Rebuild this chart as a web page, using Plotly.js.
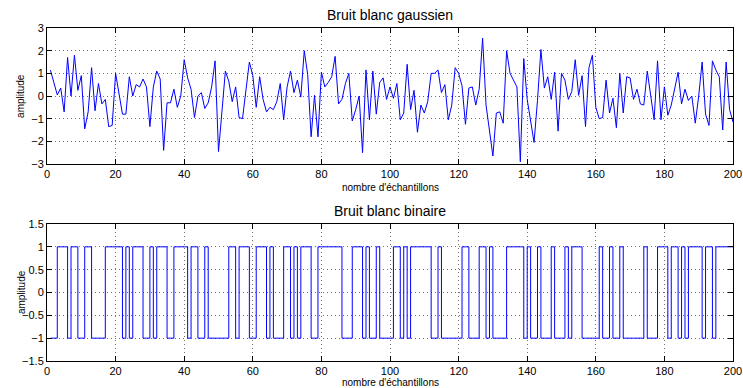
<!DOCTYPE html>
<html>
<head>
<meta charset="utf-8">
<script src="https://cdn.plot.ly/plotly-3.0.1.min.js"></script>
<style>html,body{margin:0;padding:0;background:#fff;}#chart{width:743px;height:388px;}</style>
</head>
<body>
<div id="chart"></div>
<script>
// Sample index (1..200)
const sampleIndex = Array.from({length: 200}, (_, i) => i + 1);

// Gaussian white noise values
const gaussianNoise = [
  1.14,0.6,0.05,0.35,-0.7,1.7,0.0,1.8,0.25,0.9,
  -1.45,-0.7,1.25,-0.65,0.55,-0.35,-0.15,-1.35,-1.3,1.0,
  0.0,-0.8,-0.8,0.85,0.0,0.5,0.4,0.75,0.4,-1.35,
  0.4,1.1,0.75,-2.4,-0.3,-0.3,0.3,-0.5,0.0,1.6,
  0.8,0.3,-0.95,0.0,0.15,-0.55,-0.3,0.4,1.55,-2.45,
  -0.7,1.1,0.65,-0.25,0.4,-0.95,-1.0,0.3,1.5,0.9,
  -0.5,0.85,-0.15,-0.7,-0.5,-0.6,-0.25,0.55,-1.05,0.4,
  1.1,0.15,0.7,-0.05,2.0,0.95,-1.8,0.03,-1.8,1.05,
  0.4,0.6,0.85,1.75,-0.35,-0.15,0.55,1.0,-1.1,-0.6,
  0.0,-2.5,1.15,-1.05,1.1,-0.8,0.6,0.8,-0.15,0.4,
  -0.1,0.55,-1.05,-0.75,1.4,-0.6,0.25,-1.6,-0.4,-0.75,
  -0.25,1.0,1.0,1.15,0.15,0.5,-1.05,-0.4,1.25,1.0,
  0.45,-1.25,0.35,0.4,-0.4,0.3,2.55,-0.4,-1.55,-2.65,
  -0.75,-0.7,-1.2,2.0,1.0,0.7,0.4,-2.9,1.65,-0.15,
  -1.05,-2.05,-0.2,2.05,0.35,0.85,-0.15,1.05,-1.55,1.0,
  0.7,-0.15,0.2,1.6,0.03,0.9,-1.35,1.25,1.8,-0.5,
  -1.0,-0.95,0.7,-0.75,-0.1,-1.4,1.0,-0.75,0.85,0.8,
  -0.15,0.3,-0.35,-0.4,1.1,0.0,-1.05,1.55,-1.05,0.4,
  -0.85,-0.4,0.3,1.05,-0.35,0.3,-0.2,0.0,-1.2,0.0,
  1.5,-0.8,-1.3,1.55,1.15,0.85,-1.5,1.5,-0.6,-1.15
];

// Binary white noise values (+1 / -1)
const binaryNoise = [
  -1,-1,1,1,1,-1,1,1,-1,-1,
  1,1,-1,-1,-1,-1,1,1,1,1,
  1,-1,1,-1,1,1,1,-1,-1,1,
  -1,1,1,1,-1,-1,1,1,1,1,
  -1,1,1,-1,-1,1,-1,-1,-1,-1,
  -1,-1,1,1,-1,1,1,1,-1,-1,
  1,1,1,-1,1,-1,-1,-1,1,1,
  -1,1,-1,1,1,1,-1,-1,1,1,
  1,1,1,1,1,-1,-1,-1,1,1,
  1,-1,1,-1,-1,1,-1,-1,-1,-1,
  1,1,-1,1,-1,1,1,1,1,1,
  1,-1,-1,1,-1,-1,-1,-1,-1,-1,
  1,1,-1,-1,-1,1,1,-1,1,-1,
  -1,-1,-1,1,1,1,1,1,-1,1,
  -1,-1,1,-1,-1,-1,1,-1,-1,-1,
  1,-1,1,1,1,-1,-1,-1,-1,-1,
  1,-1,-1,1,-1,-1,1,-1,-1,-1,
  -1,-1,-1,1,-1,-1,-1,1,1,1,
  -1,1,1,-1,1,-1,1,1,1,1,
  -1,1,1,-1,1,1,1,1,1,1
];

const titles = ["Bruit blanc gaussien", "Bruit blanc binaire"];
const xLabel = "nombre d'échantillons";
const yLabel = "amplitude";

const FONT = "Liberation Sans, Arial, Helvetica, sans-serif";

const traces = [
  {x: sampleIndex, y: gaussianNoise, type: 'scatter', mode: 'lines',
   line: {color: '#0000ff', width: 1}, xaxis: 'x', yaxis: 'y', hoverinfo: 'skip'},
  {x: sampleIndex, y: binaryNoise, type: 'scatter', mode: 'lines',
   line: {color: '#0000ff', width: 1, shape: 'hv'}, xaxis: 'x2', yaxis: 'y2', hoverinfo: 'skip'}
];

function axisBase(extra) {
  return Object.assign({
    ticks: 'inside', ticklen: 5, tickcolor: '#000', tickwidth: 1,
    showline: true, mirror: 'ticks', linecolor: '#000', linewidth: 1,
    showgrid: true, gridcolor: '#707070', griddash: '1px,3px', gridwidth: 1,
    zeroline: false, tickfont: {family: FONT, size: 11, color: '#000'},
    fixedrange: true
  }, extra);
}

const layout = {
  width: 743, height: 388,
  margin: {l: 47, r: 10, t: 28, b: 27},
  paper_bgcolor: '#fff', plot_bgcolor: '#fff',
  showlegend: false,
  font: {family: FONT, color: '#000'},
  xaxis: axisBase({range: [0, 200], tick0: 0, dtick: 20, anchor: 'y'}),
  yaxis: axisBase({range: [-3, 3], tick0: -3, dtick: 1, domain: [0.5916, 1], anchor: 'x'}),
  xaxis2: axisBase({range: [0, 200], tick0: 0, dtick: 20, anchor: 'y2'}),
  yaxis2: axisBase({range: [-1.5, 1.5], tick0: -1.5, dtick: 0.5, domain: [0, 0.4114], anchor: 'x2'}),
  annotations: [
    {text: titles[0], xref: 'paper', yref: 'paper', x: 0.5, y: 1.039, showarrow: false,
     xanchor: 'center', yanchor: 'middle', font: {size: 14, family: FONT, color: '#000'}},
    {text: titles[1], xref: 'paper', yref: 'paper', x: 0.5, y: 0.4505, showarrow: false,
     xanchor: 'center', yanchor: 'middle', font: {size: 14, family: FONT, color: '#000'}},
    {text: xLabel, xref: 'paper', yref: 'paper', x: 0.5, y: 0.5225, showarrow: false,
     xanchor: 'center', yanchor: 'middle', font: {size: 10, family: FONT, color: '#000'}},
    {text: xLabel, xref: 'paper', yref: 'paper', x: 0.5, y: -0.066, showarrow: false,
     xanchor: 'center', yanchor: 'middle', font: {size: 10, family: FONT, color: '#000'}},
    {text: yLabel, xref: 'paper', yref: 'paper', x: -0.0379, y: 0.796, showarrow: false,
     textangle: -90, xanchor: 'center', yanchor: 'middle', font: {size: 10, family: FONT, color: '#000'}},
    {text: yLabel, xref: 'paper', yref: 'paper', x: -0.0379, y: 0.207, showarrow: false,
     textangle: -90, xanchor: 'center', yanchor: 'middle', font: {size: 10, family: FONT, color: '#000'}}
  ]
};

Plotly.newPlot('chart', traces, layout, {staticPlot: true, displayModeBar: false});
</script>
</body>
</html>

Your task:
Go through the listing above and locate each line that holds the word "chart". Copy those lines.

In response:
Rebuild this chart as a web page, using Plotly.js.
<style>html,body{margin:0;padding:0;background:#fff;}#chart{width:743px;height:388px;}</style>
<div id="chart"></div>
Plotly.newPlot('chart', traces, layout, {staticPlot: true, displayModeBar: false});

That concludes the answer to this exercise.